>> begin INPUT ROWS

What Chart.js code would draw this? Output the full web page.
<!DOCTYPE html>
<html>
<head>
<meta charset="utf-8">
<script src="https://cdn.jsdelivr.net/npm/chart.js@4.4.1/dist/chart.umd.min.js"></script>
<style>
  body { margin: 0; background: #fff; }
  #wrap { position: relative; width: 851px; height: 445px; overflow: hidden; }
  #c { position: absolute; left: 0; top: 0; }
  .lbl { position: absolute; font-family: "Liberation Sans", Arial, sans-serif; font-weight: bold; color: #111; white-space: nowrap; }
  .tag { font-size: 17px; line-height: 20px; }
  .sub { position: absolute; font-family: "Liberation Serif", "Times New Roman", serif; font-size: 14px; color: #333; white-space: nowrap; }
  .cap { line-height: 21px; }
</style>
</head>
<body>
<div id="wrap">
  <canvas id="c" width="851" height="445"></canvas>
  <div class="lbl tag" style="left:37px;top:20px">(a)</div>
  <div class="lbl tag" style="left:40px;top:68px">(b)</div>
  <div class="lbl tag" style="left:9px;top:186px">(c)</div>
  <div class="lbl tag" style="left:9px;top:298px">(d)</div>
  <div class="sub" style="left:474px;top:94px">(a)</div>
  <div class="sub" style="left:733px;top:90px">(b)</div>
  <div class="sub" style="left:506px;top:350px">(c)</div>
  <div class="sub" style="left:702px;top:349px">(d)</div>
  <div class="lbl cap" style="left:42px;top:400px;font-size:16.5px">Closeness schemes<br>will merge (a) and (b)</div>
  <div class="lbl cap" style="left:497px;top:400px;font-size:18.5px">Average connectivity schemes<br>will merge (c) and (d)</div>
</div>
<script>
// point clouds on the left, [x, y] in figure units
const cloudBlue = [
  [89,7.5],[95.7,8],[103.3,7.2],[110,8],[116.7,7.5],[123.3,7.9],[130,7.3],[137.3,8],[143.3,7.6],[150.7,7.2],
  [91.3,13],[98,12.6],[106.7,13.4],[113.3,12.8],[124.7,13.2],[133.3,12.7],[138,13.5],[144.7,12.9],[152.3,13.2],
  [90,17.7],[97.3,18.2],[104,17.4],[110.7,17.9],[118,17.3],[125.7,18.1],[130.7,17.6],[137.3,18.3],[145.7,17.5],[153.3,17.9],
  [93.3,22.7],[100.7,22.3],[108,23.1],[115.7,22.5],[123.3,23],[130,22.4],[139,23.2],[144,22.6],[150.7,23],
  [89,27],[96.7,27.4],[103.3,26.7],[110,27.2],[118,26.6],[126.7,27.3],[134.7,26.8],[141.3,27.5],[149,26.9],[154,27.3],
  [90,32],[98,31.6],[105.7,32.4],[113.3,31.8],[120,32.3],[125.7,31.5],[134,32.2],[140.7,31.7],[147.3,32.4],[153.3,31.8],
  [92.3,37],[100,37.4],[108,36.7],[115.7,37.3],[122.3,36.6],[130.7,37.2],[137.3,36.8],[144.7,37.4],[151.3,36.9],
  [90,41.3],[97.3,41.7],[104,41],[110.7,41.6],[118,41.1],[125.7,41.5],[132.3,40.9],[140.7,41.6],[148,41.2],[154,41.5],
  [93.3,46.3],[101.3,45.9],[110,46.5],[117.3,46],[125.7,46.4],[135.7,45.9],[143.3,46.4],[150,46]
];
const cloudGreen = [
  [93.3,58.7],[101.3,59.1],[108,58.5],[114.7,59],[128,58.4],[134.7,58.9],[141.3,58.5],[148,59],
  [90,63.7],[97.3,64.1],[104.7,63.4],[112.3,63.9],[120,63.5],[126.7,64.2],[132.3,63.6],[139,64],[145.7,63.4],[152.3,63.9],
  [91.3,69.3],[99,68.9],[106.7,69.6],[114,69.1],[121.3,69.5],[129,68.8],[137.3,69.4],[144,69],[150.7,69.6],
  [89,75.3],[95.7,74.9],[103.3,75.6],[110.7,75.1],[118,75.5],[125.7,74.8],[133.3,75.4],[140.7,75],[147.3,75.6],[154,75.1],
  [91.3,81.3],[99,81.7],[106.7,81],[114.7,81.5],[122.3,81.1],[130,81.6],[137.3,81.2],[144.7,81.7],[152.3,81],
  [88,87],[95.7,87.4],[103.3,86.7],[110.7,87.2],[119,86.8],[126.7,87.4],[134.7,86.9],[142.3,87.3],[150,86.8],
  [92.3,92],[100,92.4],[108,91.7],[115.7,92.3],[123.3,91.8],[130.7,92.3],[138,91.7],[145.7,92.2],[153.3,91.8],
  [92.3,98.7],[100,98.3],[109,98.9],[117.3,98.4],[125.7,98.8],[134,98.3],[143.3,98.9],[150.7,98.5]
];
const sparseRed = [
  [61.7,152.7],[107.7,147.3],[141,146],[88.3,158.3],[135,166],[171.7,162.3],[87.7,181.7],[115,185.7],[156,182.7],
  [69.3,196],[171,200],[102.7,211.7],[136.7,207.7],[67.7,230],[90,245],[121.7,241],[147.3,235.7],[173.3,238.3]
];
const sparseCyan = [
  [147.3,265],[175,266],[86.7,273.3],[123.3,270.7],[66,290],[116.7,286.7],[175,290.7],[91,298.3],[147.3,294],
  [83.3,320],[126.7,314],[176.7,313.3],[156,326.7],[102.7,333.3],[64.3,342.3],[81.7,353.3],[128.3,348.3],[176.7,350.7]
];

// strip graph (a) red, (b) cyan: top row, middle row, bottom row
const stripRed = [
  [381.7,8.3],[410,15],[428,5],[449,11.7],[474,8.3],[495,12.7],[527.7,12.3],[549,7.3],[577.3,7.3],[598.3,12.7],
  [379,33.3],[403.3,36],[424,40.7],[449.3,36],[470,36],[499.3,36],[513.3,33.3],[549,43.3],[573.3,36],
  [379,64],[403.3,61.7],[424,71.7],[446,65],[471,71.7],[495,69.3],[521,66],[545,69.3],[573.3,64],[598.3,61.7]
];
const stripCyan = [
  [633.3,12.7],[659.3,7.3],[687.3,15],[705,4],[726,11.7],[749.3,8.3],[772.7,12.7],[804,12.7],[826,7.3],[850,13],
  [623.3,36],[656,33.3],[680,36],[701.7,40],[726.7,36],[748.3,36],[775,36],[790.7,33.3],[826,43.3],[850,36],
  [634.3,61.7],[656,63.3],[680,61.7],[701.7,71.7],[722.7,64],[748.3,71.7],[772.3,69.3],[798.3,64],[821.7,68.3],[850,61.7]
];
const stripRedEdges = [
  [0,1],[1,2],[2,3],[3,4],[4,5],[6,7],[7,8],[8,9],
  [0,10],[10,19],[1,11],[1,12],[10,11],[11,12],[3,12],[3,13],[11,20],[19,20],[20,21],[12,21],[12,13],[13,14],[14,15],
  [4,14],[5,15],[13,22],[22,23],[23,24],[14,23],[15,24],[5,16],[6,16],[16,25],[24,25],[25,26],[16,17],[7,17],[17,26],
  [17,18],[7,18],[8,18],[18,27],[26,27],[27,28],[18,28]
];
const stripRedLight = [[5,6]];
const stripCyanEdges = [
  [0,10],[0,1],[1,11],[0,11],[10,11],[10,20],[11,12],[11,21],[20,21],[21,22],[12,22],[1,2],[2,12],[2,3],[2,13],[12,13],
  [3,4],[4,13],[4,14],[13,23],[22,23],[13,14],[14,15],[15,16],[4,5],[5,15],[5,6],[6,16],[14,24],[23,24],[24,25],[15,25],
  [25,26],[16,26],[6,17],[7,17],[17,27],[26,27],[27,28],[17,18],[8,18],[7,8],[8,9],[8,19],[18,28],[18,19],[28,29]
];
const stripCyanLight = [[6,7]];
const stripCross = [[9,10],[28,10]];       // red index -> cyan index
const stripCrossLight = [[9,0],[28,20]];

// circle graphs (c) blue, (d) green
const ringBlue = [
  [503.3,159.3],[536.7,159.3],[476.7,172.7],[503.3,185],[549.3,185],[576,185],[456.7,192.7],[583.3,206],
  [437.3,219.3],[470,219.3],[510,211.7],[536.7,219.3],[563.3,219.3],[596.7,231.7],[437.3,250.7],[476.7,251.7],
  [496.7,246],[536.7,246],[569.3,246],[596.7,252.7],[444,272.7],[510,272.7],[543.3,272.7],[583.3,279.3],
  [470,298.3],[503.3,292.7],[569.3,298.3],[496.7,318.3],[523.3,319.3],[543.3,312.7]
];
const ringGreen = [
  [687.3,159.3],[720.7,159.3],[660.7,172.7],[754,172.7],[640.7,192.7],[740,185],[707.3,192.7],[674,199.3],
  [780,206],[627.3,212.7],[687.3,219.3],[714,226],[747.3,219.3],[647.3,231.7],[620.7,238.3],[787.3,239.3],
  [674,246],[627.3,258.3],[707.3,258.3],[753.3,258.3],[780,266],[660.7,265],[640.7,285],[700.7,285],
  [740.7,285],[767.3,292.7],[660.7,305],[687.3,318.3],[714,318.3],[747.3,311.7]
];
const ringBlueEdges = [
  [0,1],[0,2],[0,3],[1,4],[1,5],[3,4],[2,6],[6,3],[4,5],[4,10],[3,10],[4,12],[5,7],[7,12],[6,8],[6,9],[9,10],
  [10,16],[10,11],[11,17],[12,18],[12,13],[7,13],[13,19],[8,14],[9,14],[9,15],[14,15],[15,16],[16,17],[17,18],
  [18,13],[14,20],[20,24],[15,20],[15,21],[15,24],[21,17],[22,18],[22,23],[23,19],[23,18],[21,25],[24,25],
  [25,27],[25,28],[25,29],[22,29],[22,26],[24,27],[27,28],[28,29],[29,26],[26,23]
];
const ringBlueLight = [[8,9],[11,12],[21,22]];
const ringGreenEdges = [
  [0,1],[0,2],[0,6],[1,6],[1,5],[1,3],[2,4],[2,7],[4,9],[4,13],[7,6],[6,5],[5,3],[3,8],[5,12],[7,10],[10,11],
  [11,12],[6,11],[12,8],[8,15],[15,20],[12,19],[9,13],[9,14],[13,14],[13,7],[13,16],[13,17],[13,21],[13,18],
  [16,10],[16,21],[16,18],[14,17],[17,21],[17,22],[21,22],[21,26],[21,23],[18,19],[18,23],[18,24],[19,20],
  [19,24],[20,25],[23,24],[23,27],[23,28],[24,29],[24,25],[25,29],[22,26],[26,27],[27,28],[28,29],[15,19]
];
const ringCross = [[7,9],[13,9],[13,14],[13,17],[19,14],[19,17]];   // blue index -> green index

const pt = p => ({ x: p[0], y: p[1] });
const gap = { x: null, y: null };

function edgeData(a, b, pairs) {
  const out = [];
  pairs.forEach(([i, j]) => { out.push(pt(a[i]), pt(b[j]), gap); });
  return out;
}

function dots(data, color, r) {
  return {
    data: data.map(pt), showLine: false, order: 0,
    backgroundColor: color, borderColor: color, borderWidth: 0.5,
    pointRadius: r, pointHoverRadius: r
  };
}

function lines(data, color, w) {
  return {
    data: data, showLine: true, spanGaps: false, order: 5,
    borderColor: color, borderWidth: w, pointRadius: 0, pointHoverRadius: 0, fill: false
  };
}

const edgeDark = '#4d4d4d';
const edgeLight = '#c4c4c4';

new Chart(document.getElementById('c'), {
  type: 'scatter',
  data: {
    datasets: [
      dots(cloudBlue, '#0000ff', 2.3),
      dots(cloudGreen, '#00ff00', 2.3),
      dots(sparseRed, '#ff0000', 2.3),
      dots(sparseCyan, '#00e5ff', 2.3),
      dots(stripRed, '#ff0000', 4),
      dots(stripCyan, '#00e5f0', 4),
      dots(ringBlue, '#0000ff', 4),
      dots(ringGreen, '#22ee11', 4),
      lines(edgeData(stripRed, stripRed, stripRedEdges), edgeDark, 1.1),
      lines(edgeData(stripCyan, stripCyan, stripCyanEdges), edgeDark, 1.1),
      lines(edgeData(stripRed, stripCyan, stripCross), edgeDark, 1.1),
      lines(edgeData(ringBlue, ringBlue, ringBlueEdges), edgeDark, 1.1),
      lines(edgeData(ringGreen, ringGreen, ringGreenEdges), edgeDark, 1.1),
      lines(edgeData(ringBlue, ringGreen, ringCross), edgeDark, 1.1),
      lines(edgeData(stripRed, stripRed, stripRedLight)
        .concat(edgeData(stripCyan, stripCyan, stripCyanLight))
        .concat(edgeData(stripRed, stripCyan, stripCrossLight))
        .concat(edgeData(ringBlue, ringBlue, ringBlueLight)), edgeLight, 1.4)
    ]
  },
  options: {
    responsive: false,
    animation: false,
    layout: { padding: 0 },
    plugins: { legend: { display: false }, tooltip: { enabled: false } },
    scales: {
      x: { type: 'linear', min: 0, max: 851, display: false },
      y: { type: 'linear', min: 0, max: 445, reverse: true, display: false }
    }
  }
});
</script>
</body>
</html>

>> end INPUT ROWS
>> begin INPUT ROWS

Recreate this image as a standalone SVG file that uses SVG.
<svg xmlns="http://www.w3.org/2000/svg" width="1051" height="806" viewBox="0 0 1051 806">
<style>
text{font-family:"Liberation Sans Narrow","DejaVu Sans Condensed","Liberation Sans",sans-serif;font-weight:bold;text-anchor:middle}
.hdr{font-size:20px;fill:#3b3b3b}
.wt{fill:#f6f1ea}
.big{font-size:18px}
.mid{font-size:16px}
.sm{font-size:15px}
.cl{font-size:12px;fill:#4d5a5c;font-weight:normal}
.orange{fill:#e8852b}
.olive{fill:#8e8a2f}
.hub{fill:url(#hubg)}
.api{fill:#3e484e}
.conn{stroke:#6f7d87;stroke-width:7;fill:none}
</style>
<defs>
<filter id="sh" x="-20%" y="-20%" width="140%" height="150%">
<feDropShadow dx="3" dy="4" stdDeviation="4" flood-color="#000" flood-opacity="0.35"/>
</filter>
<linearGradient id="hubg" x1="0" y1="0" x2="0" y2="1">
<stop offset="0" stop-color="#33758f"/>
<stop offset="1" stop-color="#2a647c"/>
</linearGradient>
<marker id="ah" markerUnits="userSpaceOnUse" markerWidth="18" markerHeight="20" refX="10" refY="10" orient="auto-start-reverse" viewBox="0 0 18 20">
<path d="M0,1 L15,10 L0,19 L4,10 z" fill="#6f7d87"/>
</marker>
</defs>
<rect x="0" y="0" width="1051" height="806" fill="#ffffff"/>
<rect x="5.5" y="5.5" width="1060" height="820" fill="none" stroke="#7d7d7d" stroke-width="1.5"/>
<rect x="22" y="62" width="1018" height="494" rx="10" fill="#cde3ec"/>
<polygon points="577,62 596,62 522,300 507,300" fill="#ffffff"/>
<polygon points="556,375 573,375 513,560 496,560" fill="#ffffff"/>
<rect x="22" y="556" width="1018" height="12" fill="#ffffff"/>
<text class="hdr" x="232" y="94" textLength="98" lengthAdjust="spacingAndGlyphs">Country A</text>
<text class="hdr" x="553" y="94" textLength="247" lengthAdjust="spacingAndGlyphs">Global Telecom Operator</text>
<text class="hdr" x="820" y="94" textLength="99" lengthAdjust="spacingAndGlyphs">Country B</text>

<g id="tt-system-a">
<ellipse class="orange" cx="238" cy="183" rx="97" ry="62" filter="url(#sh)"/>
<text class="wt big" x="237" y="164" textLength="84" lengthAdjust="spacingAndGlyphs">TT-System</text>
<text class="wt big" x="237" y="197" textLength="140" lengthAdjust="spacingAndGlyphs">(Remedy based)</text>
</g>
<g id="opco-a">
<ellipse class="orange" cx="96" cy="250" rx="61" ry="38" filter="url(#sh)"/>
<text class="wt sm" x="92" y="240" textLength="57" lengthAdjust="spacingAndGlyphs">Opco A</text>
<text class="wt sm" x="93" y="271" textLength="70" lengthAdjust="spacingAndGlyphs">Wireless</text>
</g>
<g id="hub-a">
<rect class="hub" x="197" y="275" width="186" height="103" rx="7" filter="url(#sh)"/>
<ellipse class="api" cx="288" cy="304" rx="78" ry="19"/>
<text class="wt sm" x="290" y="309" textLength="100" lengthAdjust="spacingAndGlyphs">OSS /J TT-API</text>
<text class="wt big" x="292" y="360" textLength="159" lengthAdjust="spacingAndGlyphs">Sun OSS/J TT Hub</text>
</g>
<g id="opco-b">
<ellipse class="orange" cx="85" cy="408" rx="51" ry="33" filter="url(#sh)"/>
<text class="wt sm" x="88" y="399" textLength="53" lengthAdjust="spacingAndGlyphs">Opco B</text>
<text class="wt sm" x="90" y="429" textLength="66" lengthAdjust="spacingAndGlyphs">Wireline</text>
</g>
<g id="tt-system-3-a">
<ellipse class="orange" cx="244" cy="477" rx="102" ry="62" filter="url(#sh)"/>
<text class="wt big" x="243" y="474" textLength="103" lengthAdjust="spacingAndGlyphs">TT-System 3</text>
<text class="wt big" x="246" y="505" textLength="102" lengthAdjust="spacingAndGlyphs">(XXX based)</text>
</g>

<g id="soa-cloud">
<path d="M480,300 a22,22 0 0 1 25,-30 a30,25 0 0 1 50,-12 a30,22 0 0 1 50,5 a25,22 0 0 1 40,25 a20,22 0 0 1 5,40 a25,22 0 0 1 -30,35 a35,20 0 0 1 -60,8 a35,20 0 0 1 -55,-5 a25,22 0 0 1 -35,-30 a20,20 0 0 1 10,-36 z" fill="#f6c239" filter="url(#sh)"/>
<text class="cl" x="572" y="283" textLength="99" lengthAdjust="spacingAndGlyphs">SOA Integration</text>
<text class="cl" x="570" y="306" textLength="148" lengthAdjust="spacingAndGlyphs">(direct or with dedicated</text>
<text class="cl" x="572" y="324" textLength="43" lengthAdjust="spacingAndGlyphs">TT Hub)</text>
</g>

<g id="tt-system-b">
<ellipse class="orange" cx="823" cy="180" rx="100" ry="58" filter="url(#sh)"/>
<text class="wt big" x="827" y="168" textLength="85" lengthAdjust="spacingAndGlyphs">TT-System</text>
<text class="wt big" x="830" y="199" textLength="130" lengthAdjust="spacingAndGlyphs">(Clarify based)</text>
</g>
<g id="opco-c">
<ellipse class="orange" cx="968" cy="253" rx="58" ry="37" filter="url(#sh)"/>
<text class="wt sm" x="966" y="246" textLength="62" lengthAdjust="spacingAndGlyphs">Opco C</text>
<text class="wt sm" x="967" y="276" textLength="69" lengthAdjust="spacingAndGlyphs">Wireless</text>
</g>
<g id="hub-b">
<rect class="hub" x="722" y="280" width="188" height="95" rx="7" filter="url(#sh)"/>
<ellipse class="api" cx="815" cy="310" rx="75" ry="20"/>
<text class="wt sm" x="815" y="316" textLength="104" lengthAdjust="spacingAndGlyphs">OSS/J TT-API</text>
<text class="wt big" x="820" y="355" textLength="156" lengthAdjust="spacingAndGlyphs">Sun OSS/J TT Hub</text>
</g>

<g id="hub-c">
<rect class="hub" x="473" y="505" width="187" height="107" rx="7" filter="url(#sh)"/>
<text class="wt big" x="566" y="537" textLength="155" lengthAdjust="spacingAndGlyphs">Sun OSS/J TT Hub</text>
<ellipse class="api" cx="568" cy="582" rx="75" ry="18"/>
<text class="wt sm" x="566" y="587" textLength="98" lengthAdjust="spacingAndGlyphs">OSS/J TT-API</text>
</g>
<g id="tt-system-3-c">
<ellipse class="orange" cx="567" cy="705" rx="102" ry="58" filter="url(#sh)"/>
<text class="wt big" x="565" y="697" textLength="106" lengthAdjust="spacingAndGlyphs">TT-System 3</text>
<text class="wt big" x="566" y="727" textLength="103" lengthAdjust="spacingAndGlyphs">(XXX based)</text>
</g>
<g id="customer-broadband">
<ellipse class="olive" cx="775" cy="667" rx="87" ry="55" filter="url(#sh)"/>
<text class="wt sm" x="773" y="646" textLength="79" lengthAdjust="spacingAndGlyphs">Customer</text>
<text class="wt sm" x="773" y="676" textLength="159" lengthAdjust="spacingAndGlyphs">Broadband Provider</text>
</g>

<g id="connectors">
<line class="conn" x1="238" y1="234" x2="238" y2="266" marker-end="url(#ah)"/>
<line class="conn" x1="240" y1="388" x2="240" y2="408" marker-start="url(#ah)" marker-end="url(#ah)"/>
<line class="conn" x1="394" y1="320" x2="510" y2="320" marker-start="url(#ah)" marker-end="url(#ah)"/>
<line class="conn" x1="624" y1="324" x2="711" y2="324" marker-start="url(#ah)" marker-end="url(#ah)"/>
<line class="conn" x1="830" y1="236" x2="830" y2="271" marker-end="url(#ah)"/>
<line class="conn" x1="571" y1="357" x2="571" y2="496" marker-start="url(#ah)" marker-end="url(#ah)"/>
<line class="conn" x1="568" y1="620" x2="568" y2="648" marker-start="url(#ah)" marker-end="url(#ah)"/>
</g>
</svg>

>> end INPUT ROWS
>> begin INPUT ROWS

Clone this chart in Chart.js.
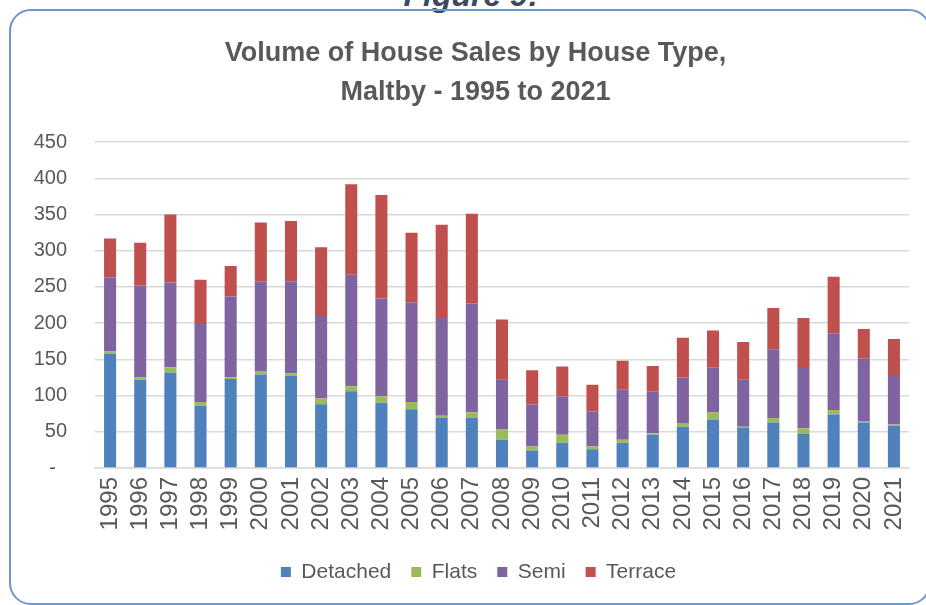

>> end INPUT ROWS

→ DIRECTIVE:
Check each line above for the string "this", then copy the ones that have it.

→ TASK OUTPUT:
What Chart.js code would draw this? Output the full web page.
Recreate this image as a standalone SVG file that uses SVG.
Clone this chart in Chart.js.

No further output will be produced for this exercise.